_STATED PROBLEM_. Write out, exactly as given, every line from the one holding "Output the component" to the one holding "import * as", including both.

_RECORDS FOR THE TASK_.
──────

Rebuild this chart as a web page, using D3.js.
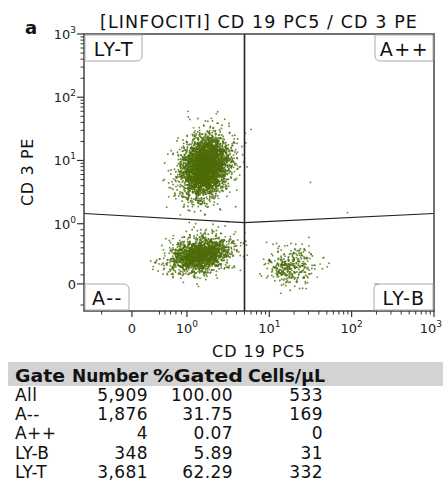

──────

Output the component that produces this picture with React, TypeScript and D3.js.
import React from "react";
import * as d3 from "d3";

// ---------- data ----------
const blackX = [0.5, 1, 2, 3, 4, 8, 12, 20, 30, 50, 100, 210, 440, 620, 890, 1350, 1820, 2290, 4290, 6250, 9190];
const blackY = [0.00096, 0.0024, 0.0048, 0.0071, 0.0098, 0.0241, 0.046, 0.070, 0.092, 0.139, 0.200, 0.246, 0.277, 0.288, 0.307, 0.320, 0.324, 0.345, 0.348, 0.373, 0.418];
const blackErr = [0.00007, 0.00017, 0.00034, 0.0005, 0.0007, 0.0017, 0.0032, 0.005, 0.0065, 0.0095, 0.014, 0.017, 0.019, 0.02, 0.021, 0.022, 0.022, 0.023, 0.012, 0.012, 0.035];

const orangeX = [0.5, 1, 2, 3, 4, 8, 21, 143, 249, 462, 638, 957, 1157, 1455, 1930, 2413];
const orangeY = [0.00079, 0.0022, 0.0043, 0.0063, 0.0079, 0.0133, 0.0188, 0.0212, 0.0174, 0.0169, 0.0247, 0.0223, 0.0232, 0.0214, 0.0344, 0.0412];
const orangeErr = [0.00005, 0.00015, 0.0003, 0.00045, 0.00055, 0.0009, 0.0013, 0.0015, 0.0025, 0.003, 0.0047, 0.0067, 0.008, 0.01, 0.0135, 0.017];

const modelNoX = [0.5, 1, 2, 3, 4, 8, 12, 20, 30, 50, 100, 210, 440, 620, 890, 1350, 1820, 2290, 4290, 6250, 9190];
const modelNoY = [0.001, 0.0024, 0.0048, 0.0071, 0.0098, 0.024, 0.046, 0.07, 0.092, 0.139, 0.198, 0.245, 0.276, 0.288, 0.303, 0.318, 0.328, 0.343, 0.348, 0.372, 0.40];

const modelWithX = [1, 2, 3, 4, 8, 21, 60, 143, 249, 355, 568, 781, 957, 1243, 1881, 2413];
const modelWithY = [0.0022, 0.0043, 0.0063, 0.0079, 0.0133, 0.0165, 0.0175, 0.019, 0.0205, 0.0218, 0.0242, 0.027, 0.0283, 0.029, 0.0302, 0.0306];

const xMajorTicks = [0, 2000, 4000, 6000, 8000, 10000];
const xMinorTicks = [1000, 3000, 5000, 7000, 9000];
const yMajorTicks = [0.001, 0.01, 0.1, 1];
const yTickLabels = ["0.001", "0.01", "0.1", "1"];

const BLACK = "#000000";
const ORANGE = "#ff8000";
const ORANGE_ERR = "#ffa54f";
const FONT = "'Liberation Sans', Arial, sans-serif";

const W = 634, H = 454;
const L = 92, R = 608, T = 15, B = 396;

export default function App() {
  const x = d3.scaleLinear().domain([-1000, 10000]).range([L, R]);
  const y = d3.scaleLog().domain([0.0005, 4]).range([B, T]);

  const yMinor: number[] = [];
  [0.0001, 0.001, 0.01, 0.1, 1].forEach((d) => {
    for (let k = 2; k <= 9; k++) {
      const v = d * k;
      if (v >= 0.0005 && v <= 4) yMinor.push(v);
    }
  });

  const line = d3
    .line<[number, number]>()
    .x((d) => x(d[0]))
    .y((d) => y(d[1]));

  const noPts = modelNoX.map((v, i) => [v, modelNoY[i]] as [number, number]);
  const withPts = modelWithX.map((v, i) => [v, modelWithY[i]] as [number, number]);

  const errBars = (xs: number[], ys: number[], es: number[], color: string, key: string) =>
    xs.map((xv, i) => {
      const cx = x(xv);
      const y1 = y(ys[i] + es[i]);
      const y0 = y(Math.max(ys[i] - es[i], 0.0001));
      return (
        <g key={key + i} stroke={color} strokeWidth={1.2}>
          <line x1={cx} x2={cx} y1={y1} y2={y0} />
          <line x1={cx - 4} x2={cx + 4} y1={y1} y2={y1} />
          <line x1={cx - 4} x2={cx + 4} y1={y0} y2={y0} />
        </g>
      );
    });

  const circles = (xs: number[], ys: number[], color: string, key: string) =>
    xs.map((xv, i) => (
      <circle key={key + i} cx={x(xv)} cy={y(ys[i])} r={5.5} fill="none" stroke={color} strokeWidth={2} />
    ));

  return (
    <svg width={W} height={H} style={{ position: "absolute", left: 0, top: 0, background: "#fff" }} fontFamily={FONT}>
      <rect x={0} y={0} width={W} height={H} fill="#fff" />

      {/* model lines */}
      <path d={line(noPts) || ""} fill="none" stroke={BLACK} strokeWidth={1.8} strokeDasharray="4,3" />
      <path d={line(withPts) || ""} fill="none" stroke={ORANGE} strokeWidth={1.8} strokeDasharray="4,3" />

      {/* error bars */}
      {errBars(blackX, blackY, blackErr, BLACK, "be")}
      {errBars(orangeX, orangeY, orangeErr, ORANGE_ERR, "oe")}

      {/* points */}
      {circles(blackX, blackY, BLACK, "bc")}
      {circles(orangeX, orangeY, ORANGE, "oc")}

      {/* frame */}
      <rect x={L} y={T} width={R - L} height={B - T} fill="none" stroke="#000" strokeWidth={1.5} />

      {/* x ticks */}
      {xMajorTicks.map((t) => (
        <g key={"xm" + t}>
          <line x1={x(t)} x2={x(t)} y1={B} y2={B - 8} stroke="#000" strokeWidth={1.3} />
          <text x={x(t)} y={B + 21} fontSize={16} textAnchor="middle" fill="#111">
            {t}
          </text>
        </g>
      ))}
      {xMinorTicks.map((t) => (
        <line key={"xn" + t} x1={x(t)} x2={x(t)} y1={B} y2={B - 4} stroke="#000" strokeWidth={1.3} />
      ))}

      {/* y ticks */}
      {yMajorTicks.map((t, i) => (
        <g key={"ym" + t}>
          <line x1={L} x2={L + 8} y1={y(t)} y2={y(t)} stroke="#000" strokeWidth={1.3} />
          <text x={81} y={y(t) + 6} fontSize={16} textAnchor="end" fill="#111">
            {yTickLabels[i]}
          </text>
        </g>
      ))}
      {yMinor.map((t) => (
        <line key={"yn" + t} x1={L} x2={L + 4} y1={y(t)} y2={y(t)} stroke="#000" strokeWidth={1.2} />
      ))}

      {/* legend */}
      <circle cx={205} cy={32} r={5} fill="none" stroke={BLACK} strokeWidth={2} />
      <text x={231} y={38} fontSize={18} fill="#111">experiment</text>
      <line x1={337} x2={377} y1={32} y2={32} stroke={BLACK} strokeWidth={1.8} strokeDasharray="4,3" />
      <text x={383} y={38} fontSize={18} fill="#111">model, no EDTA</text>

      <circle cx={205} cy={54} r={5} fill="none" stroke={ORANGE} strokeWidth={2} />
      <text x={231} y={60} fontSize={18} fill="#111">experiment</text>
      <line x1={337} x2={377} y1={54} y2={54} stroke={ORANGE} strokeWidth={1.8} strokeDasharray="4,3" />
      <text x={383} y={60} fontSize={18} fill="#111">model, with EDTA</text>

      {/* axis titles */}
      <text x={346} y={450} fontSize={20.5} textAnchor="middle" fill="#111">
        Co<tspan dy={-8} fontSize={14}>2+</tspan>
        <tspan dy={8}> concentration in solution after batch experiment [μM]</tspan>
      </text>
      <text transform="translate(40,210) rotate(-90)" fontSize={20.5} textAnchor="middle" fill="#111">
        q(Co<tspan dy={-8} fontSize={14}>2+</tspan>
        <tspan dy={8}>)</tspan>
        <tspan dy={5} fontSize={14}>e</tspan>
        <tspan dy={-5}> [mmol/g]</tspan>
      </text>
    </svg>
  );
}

──────

_WORKED ANSWER_.
Output the component that produces this picture with React, TypeScript and D3.js.
import React from "react";
import * as d3 from "d3";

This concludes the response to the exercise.